- Entries with chart source code
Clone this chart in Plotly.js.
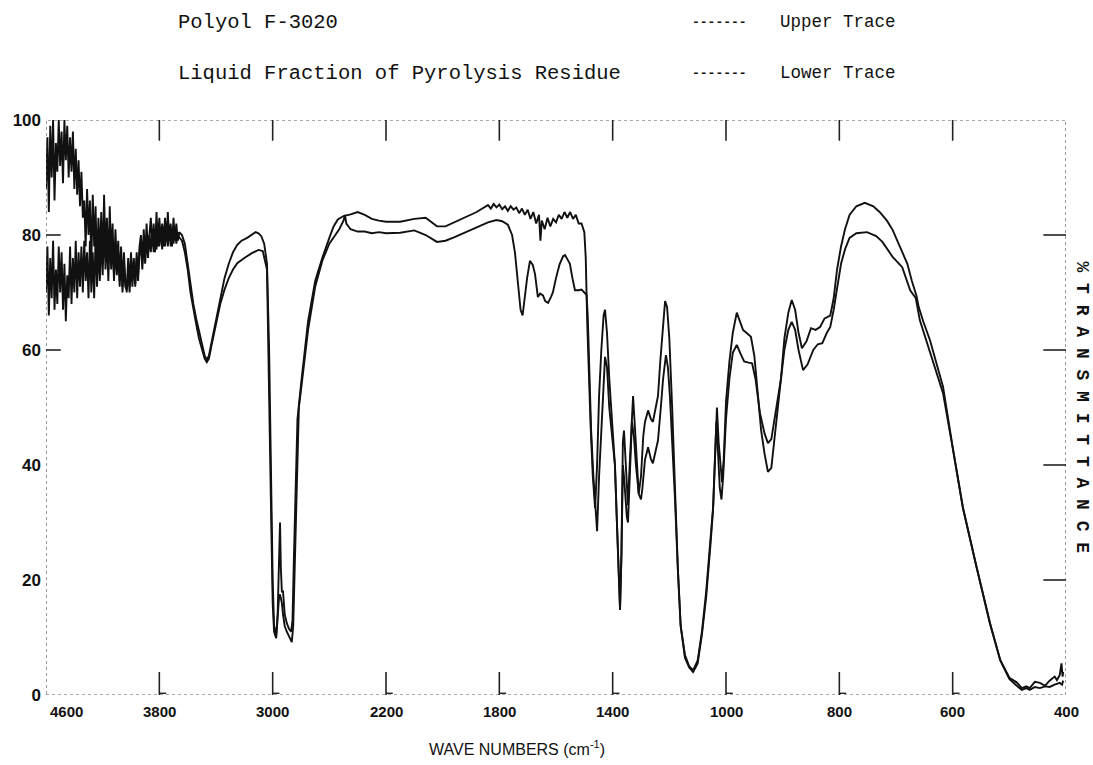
<!DOCTYPE html>
<html>
<head>
<meta charset="utf-8">
<script src="https://cdn.plot.ly/plotly-3.0.1.min.js"></script>
<style>html,body{margin:0;padding:0;background:#fff;}#chart{width:1093px;height:765px;}</style>
</head>
<body>
<div id="chart"></div>
<script>
// ---- Data (wavenumbers in cm^-1, % transmittance) ----
const noisyWave = [4600,4590,4580,4570,4560,4550,4540,4530,4520,4510,
  4500,4490,4480,4470,4460,4450,4440,4430,4420,4410,
  4400,4390,4380,4370,4360,4350,4340,4330,4320,4310,
  4300,4290,4280,4270,4260,4250,4240,4230,4220,4210,
  4200,4190,4180,4170,4160,4150,4140,4130,4120,4110,
  4100,4090,4080,4070,4060,4050,4040,4030,4020,4010,
  4000,3990,3980,3970,3960,3950,3940,3930,3920,3910,
  3900,3890,3880,3870,3860,3850,3840,3830,3820,3810,
  3800,3790,3780,3770,3760,3750,3740,3730,3720,3710,
  3700,3690,3680,3670,3660];
const upperNoisyT = [88,97,84,99,90,100,86,96,91,100,
  92,98,89,100,93,99,90,97,91,98,
  88,95,87,93,85,91,83,86,78,88,
  80,86,75,87,78,85,74,83,76,84,
  75,87,77,83,74,85,76,82,73,81,
  75,79,72,78,71,77,72,70,76,71,
  77,72,76,71,77,73,78,80,75,81,
  76,82,77,81,83,78,82,77,84,78,
  83,79,82,78,83,79,84,79,82,78,
  83,79,82,79,80.5];
const lowerNoisyT = [70,78,66,76,69,79,67,74,68,78,
  70,77,67,75,65,73,69,78,68,76,
  70,79,69,77,71,78,70,79,72,77,
  69,79,70,77,69,80,71,78,72,80,
  73,82,74,80,72,81,74,79,72,78,
  73,77,71,76,70,75,71,70.5,74,70,
  75,71,75.5,71.5,76,72,77,78,74,79,
  75,80,76,80,77,81,77,81,77.5,82,
  78,81,77.5,81.5,78,81,78,81.5,78,81,
  78.5,81,78.5,80.5,79.6];

// Upper trace: Polyol F-3020
const upperWave = [3640,3620,3600,3580,3560,3540,3520,3500,3480,3465,
  3450,3430,3400,3370,3340,3310,3280,3250,3220,3180,
  3150,3120,3100,3080,3060,3040,3025,3010,3000,2990,
  2975,2965,2955,2948,2942,2935,2927,2915,2900,2885,
  2870,2860,2850,2840,2825,2800,2780,2750,2700,2650,
  2600,2570,2540,2500,2450,2400,2350,2300,2250,2200,
  2150,2100,2060,2020,1990,1960,1920,1880,1860,1840,
  1830,1820,1810,1800,1790,1780,1770,1760,1750,1740,
  1730,1720,1710,1700,1690,1680,1670,1660,1655,1650,
  1640,1630,1620,1610,1600,1590,1580,1570,1560,1550,
  1540,1530,1520,1510,1500,1495,1490,1485,1478,1470,
  1462,1455,1448,1440,1432,1427,1420,1412,1402,1392,
  1385,1378,1374,1369,1364,1360,1355,1346,1340,1332,
  1328,1322,1315,1308,1300,1292,1286,1275,1265,1258,
  1248,1240,1232,1222,1215,1208,1200,1190,1180,1170,
  1160,1145,1130,1116,1100,1085,1070,1055,1045,1038,
  1032,1026,1020,1014,1008,1000,994,988,981,975,
  970,964,956,950,944,938,932,926,920,914,
  908,903,897,890,884,878,872,866,858,850,
  842,834,826,816,810,804,797,790,782,770,
  755,740,729,716,706,690,680,672,664,660,
  652,640,630,617,600,582,558,534,516,500,
  487,478,470,464,455,446,437,429,420,416,
  411,408,406,405];
const upperT = [80,78.5,75,71,68,65.5,63.5,61,59,58.3,
  59,61.5,65,69,72.5,75,77,78.3,79,79.5,
  80,80.5,80.3,79.8,78.5,75,60,35,20,12,
  10.5,14,25,30,22,18,18,14,12.5,11.5,
  11,13,24,35,48,54,58,65,72,76,
  79.5,81.5,82.7,83.3,83.6,84,83.5,82.8,82.5,82.3,
  82.3,82.8,83,81.5,81.5,82.2,83,84,84.6,85.2,
  84.6,85.4,84.8,85.3,84.5,85,84.2,85,84.4,84.8,
  83.8,84.6,83.5,84.4,82.8,84,82,83.5,79,82.5,
  81,83,81.5,82.8,82.2,83.5,82.8,84,83,84,
  82.8,83.5,82,82,80.5,76,65,56,47,38,
  32.5,40,52,60,66,67,63,55,46.5,40,
  30,20,15,25,44,46,42,33,40,48,
  52,47,40,35,38,45,47.5,49.5,48,47.5,
  50,52,58,65,68.5,67.5,62,50,35,22,
  12,7,5,4.3,6,11,18,28,33,42,
  50,44,40,37,41,51,58,63,66.5,65,
  63.5,63,62.3,59,52,46,42,38.8,39.5,45,
  51,55,62,66.5,68.7,67,63,60.3,61.5,63.8,
  63.5,64,65.5,66,69,74,78,81,83.5,85,
  85.6,85,84,82.5,80.9,77.4,75,72,69.5,67.5,
  65,61.7,58,53.6,43.1,32.7,22.3,12.5,6.1,3,
  2.2,1.2,1.5,1.2,2.3,2.1,1.6,2.5,3.2,2.6,
  3.5,5.5,3.2,4];

// Lower trace: Liquid Fraction of Pyrolysis Residue
const lowerWave = [3640,3620,3600,3580,3560,3540,3520,3500,3480,3465,
  3450,3430,3400,3370,3340,3310,3280,3250,3200,3150,
  3100,3070,3040,3025,3010,3000,2990,2975,2965,2955,
  2948,2935,2927,2915,2900,2880,2865,2855,2845,2830,
  2815,2800,2780,2750,2700,2650,2600,2560,2530,2500,
  2490,2480,2450,2400,2350,2300,2250,2200,2150,2100,
  2060,2020,1990,1960,1920,1880,1840,1810,1790,1770,
  1755,1745,1735,1725,1718,1712,1702,1692,1682,1674,
  1664,1656,1646,1638,1628,1618,1611,1600,1588,1575,
  1568,1560,1551,1542,1533,1520,1510,1500,1492,1488,
  1482,1476,1468,1462,1455,1448,1440,1432,1427,1420,
  1412,1402,1392,1385,1378,1374,1369,1364,1360,1355,
  1350,1346,1340,1332,1325,1318,1308,1300,1295,1286,
  1275,1265,1258,1250,1240,1230,1222,1212,1205,1198,
  1190,1180,1170,1160,1145,1130,1116,1100,1085,1070,
  1055,1046,1040,1034,1028,1022,1016,1010,1000,994,
  988,981,975,968,960,954,948,940,932,926,
  920,914,908,903,897,890,884,878,872,864,
  856,846,838,830,822,816,810,804,797,790,
  782,770,751,735,724,706,689,675,665,658,
  640,617,600,582,558,534,516,500,487,478,
  470,464,455,446,437,429,420,411,407,405];
const lowerT = [79,77,74,70,67,64.5,62,60,58.5,57.9,
  58.5,61,64.5,68,70.5,72.5,74,75.1,76,76.8,
  77.4,77.2,74,55,30,16,11,9.9,13,17,
  17.5,16,14,12,11,10,9.2,12,22,40,
  50,53,57,63.5,71,75.5,78.5,80,81,82.5,
  83.5,82,81,80.6,80.6,80.3,80.5,80.3,80.4,80.8,
  80,78.8,79,79.6,80.5,81.3,82.2,82.6,82.4,81.8,
  80,77,72,67,66,68.5,72.5,75.5,74.8,73.2,
  69.2,69.8,69.5,68.5,68.2,69.2,70,72.5,74.8,76.3,
  76.5,75.8,75,72.5,70.4,70.4,70.5,70,69.6,66,
  56,46,38,34,28.5,38,47,55,58.8,57,
  50,45,40,30,20,14.8,24,40,38,34,
  31,30,38,47.5,45,40,35,34,36,40.9,
  43.1,41,40.3,42,44.3,50,55,59.1,57,52,
  45,34,22,12,6.5,4.8,4,5.5,10.5,17,
  26,32,40,47.5,42,36,34,38,48,55,
  59.5,60.9,59.5,58,57.8,57.7,55,49,45.5,43.8,
  44.5,48,51.8,55,60,63.5,64.9,63.5,60,56.5,
  57.5,60,61,61.2,63,64,67,71,75,77.5,
  79.5,80.3,80.5,79.8,78.8,76.2,74.4,70.4,69,65.2,
  59.5,52.5,43,32.5,22.3,12.3,6,2.8,1.6,0.9,
  1.2,0.9,1.4,1.2,1.5,1.4,1.8,2.1,1.8,2.5];

// Axis ticks (wavenumber labels) and transmittance labels
const xTickLabels = [4600,3800,3000,2200,1800,1400,1000,800,600,400];
const yTickVals = [0,20,40,60,80,100];
const rightTickVals = [20,40,60,80];
const leftTickVals = [60,80];

// Spectrometer chart paper scale: 800 cm-1/div above 2200, 400 cm-1/div 2200-1000, 200 cm-1/div below 1000
function toU(w){
  if (w >= 2200) return (4600 - w) / 800;
  if (w >= 1000) return 3 + (2200 - w) / 400;
  return 6 + (1000 - w) / 200;
}

const ux = noisyWave.concat(upperWave).map(toU);
const uy = upperNoisyT.concat(upperT);
const lx = noisyWave.concat(lowerWave).map(toU);
const ly = lowerNoisyT.concat(lowerT);

const lineStyle = {color:'#111', width:1.9};
const traces = [
  {x: ux, y: uy, type:'scatter', mode:'lines', line: lineStyle, name:'Polyol F-3020', hoverinfo:'skip'},
  {x: lx, y: ly, type:'scatter', mode:'lines', line: lineStyle, name:'Liquid Fraction of Pyrolysis Residue', hoverinfo:'skip'}
];

const tickColor = '#222';
const shapes = [
  {type:'rect', xref:'x', yref:'y', x0:0, x1:9, y0:0, y1:100, line:{color:'#555', width:1.2, dash:'dot'}}
];
xTickLabels.forEach((lab, i) => {
  if (i === 0 || i === xTickLabels.length - 1) return;
  const u = toU(lab);
  shapes.push({type:'line', xref:'x', yref:'y', x0:u, x1:u, y0:100, y1:96.4, line:{color:tickColor, width:1.6}});
  shapes.push({type:'line', xref:'x', yref:'y', x0:u, x1:u, y0:0, y1:4, line:{color:tickColor, width:1.6}});
  shapes.push({type:'line', xref:'x', yref:'y', x0:u, x1:u+0.06, y0:0.3, y1:0.3, line:{color:tickColor, width:1.4}});
});
rightTickVals.forEach(v => {
  shapes.push({type:'line', xref:'x', yref:'y', x0:9, x1:8.8, y0:v, y1:v, line:{color:tickColor, width:1.6}});
});
leftTickVals.forEach(v => {
  shapes.push({type:'line', xref:'x', yref:'y', x0:0, x1:0.13, y0:v, y1:v, line:{color:tickColor, width:1.6}});
});

const monoFont = {family:'Liberation Mono, DejaVu Sans Mono, monospace', size:20.5, color:'#111'};
const monoFontR = {family:'Liberation Mono, DejaVu Sans Mono, monospace', size:17.5, color:'#111'};
const dashFont = {family:'Liberation Mono, monospace', size:13, color:'#111', weight:'bold'};
const annotations = [
  {text:'Polyol F-3020', xref:'paper', yref:'paper', x:0.1275, y:1.1704, xanchor:'left', yanchor:'middle', showarrow:false, font:monoFont},
  {text:'Liquid Fraction of Pyrolysis Residue', xref:'paper', yref:'paper', x:0.1275, y:1.0817, xanchor:'left', yanchor:'middle', showarrow:false, font:monoFont},
  {text:'-------', xref:'paper', yref:'paper', x:0.6314, y:1.1704, xanchor:'left', yanchor:'middle', showarrow:false, font:dashFont},
  {text:'-------', xref:'paper', yref:'paper', x:0.6314, y:1.0817, xanchor:'left', yanchor:'middle', showarrow:false, font:dashFont},
  {text:'Upper Trace', xref:'paper', yref:'paper', x:0.7176, y:1.1704, xanchor:'left', yanchor:'middle', showarrow:false, font:monoFontR},
  {text:'Lower Trace', xref:'paper', yref:'paper', x:0.7176, y:1.0817, xanchor:'left', yanchor:'middle', showarrow:false, font:monoFontR},
  {text:'WAVE NUMBERS (cm<sup>-1</sup>)', xref:'paper', yref:'paper', x:0.4618, y:-0.0922, xanchor:'center', yanchor:'middle', showarrow:false, font:{family:'Liberation Sans, Arial, sans-serif', size:16, color:'#111'}},
  {text:'% T R A N S M I T T A N C E', xref:'paper', yref:'paper', x:1.0157, y:0.5, xanchor:'center', yanchor:'middle', textangle:90, showarrow:false, font:{family:'Liberation Mono, monospace', size:18, color:'#111', weight:'bold'}}
];
xTickLabels.forEach((lab, i) => {
  annotations.push({
    text: String(lab), xref:'x', yref:'paper', x: toU(lab), y: 0,
    xanchor: i === 0 ? 'left' : 'center', yanchor:'top', yshift:-6, xshift: i === 0 ? 2 : 0,
    showarrow:false, font:{family:'Liberation Sans, Arial, sans-serif', size:15, color:'#111', weight:'bold'}
  });
});

const layout = {
  width:1093, height:765,
  margin:{l:46, r:27, t:120, b:70, pad:0},
  paper_bgcolor:'#fff', plot_bgcolor:'#fff',
  showlegend:false,
  xaxis:{range:[0,9], showgrid:false, zeroline:false, showline:false, showticklabels:false, ticks:'', fixedrange:true},
  yaxis:{range:[0,100], tickvals:yTickVals, ticktext:yTickVals.map(String), showgrid:false, zeroline:false, showline:false, ticks:'', ticklabelstandoff:4,
         tickfont:{family:'Liberation Sans, Arial, sans-serif', size:17, color:'#111', weight:'bold'}, fixedrange:true},
  shapes: shapes,
  annotations: annotations
};

Plotly.newPlot('chart', traces, layout, {displayModeBar:false, staticPlot:true});
</script>
</body>
</html>
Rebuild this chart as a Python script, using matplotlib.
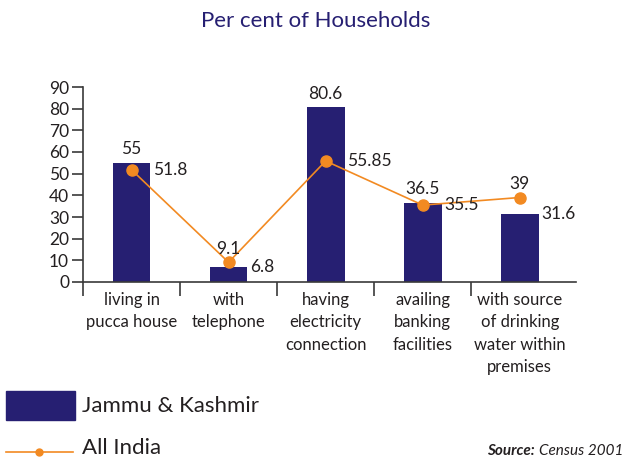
import numpy as np
import matplotlib
matplotlib.use("Agg")
import matplotlib.pyplot as plt
from matplotlib.patches import Rectangle
from matplotlib.lines import Line2D

# values
categories = ["living in\npucca house", "with\ntelephone", "having\nelectricity\nconnection",
              "availing\nbanking\nfacilities", "with source\nof drinking\nwater within\npremises"]
jk_values = [55, 6.8, 80.6, 36.5, 31.6]
india_values = [51.8, 9.1, 55.85, 35.5, 39]
jk_labels = ["55", "6.8", "80.6", "36.5", "31.6"]
india_labels = ["51.8", "9.1", "55.85", "35.5", "39"]

NAVY = "#261f72"
ORANGE = "#f28a22"
TEXT = "#231f20"
AXIS = "#3a3a3a"

plt.rcParams['font.family'] = ['Lato', 'DejaVu Sans']

fig = plt.figure(figsize=(6.26, 4.61), dpi=100)
ax = fig.add_axes([83/626, 1-282/461, (576-83)/626, (282-87)/461])

x = np.arange(len(categories))
bar_w = 0.39
ax.bar(x, jk_values, width=bar_w, color=NAVY, zorder=2)
ax.plot(x, india_values, color=ORANGE, lw=1.2, marker="o", ms=8, zorder=3)

# higher value labelled above, lower one to the right of the bar
for i in range(len(x)):
    if jk_values[i] >= india_values[i]:
        top_v, top_t, side_v, side_t = jk_values[i], jk_labels[i], india_values[i], india_labels[i]
    else:
        top_v, top_t, side_v, side_t = india_values[i], india_labels[i], jk_values[i], jk_labels[i]
    ax.annotate(top_t, (x[i], top_v), xytext=(0, 4), textcoords="offset points",
                ha="center", va="bottom", fontsize=12.5, color=TEXT)
    ax.annotate(side_t, (x[i] + bar_w/2, side_v), xytext=(2, 0), textcoords="offset points",
                ha="left", va="center", fontsize=12.5, color=TEXT)

ax.set_xlim(-0.5, 4.58)
ax.set_ylim(0, 90)
ax.set_yticks(range(0, 91, 10))
ax.tick_params(axis="y", length=8, width=1.2, color=AXIS, labelsize=12.5, labelcolor=TEXT, pad=2)

ax.set_xticks(x)
ax.set_xticklabels(categories, fontsize=12, color=TEXT, linespacing=1.5, va="top")
ax.tick_params(axis="x", which="major", length=0, pad=7)
ax.set_xticks(np.arange(-0.5, 4, 1), minor=True)
ax.tick_params(axis="x", which="minor", length=10, width=1.2, color=AXIS)

for s in ["top", "right"]:
    ax.spines[s].set_visible(False)
for s in ["left", "bottom"]:
    ax.spines[s].set_color(AXIS)
    ax.spines[s].set_linewidth(1.2)

fig.text(316/626, 1-21/461, "Per cent of Households", ha="center", va="center",
         fontsize=16, color=NAVY)

# legend
fig.patches.append(Rectangle((6/626, 1-420/461), 69/626, 29/461, transform=fig.transFigure,
                             color=NAVY))
fig.text(82/626, 1-406/461, "Jammu & Kashmir", ha="left", va="center", fontsize=16, color=TEXT)
fig.lines.append(Line2D([6/626, 73/626], [1-452/461, 1-452/461], transform=fig.transFigure,
                        color=ORANGE, lw=1.2))
fig.lines.append(Line2D([39/626], [1-452/461], transform=fig.transFigure, color=ORANGE,
                        marker="o", ms=5))
fig.text(82/626, 1-448/461, "All India", ha="left", va="center", fontsize=16, color=TEXT)

census = fig.text(623/626, 1-451/461, "Census 2001", ha="right", va="center", fontsize=11,
                  style="italic", color=TEXT)
ax.annotate("Source: ", xy=(0, 0.5), xycoords=census, ha="right", va="center", fontsize=11,
            style="italic", weight="bold", color=TEXT, annotation_clip=False)

fig.savefig("out.png", dpi=100)
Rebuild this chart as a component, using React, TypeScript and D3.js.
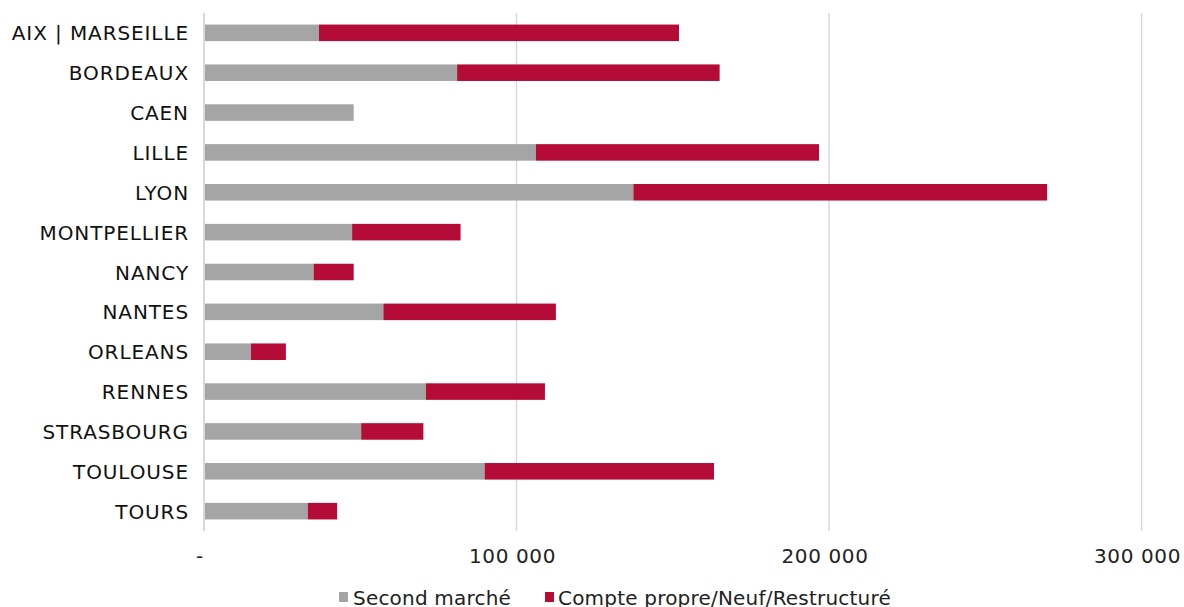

- Stated exercise
Start with the line that includes "Rebuild this chart as a Python" and finish with the line that includes "from matplotlib.lines import Line2D": reproduce those lines exactly, nothing before or after, and omit any pictures.

- Exercise response
Rebuild this chart as a Python script, using matplotlib.
import numpy as np
import matplotlib
matplotlib.use("Agg")
import matplotlib.pyplot as plt
from matplotlib.patches import Rectangle
from matplotlib.lines import Line2D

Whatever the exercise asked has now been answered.